Ikem is the most radical of the three, the most revolutionary, and the most openly fighting. He “turns himself into an awakener of the people; hence comes a fighting literature, a revolutionary literature, and a national literature” (Fanon 41). Ikem is unafraid to fight, and unafraid to use his powerful words and his position as editor of the National Gazette as leverage in that situation. Ikem’s strong-mindedness is probably why so many governmental officials do not like him, as Ikem points out, saying, “‘The reason for our little disagreement is because I have not attempted to hide my opinion of them as plain parasites’” (Achebe 145). Ikem’s talk with the university students was perhaps his most important action in his societal role, which was, in fact, as an awakener of the people. Because Ikem came from Abazon, a place seemingly ridden with poverty and disconnected from the rest of Kangan, he can relate to the larger scheme of people. Through his education and career as a writer, he can then reach these people and relate radical ideas to them with much agreement on the commoners’ side. Then, Ikem uses this leverage to fight back against their agreement, twisting their opinions to create their own, so that eventually the society to which he is talking will develop their own view of the political and social issues. This is apparent in his talk with the university students: “…it was during question-time that he finally achieved the close hand-to-hand struggle he so relished. By nature he is never on the same side as his audience. Whatever his audience is, he must try not to be” (Achebe 142). Ikem rallies the people, and even after his death, his role is remembered as the intellectual for the people; his death, it could be said, even inspires the rest of society to join in the fight against Sam’s regime. Ikem’s fight is a fight much more about the wrongdoings of society in general, than about the specific problems with Kangan. In this way, Ikem takes up “The responsibility of the native man of culture [which] is not a responsibility vis-à-vis his national culture, but a global responsibility with regard to the totality of the nation…” (Fanon 43).
Finally, Sam is an example of a native intellectual who is perhaps not fighting for the overall wellbeing of his society. Sam seems to possibly be in the first phase of the native intellectual, as he is proud to demonstrate the traits of the previously occupying power, and attempts to model a government around it. Still, he refuses to acknowledge that his regime could be worse than colonial power, seemingly putting anything African in front of anything European, although his actions do not support this. “The efforts of the native to rehabilitate himself and to escape from the claws of colonialism are logically inscribed from the same point of view as that of colonialism” (Fanon 38). Sam strives to be just like western culture, and it appears that he always wanted to be accepted by this culture. “…all he ever wanted was to do what was expected of him especially by the English whom he admired sometimes to the point of foolishness” (Achebe 44-45). This admiration of western culture speaks to Sam’s character to say that perhaps he does not even fit in the battle of native intellectuals; he barely considers himself native, so it is possible that his acceptance of European culture does not even belong in the same category as the attitudes of his peers.

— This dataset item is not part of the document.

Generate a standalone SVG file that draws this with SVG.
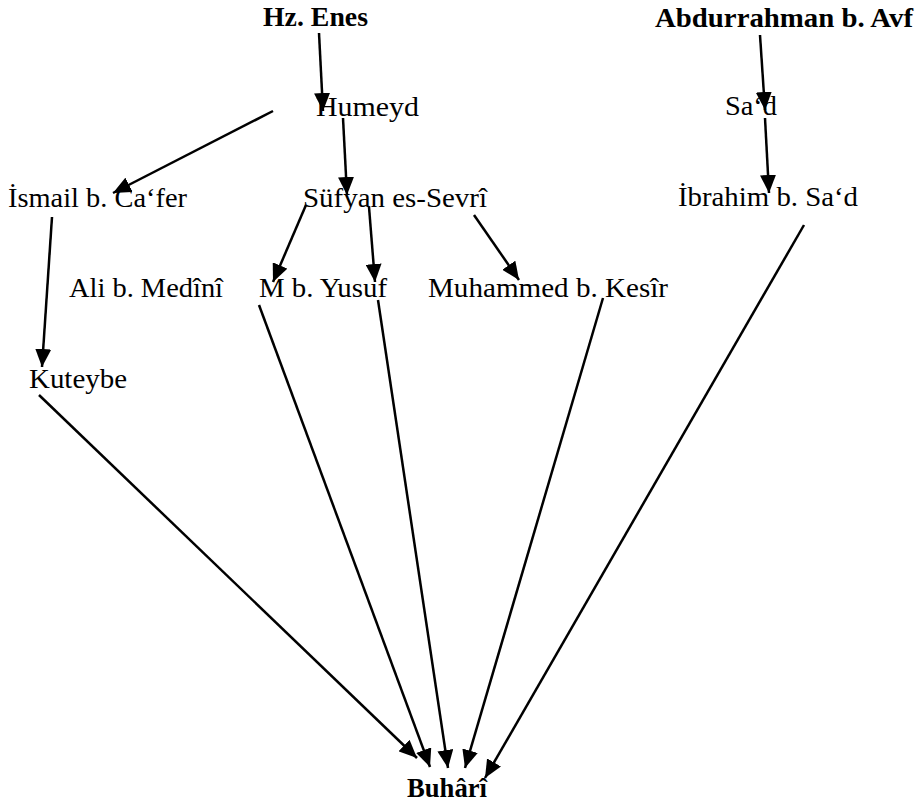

Achebe and Fanon together show the different roles of intellectuals in a postcolonial society, and prove their significance in reference to society and culture in general. While other factors are clearly mixed with the roles of Achebe’s characters, like gender issues and governmental repression, the characters’ want of freedom and intellectual fighting defines them clearly, perhaps more than other traits. Each character is in a different stage of native intellectual development, and they all struggle to embrace African culture alongside their colonial past, but their ways of coping are very similar. They fight, sometimes passively, sometimes overzealously, but the confused fighting helps them all find their identities both as individuals and as a postcolonial nation.
Achebe, Chinua. Anthills of the Savannah. New York: Anchor, 1988. Print.
Fanon, Frantz. “On National Culture.” Colonial Discourse and Post-Colonial Theory. Ed. Patrick Williams and Laura Chrisman. New York: Harvester Wheatsheaf, 1994. 36-52. Print.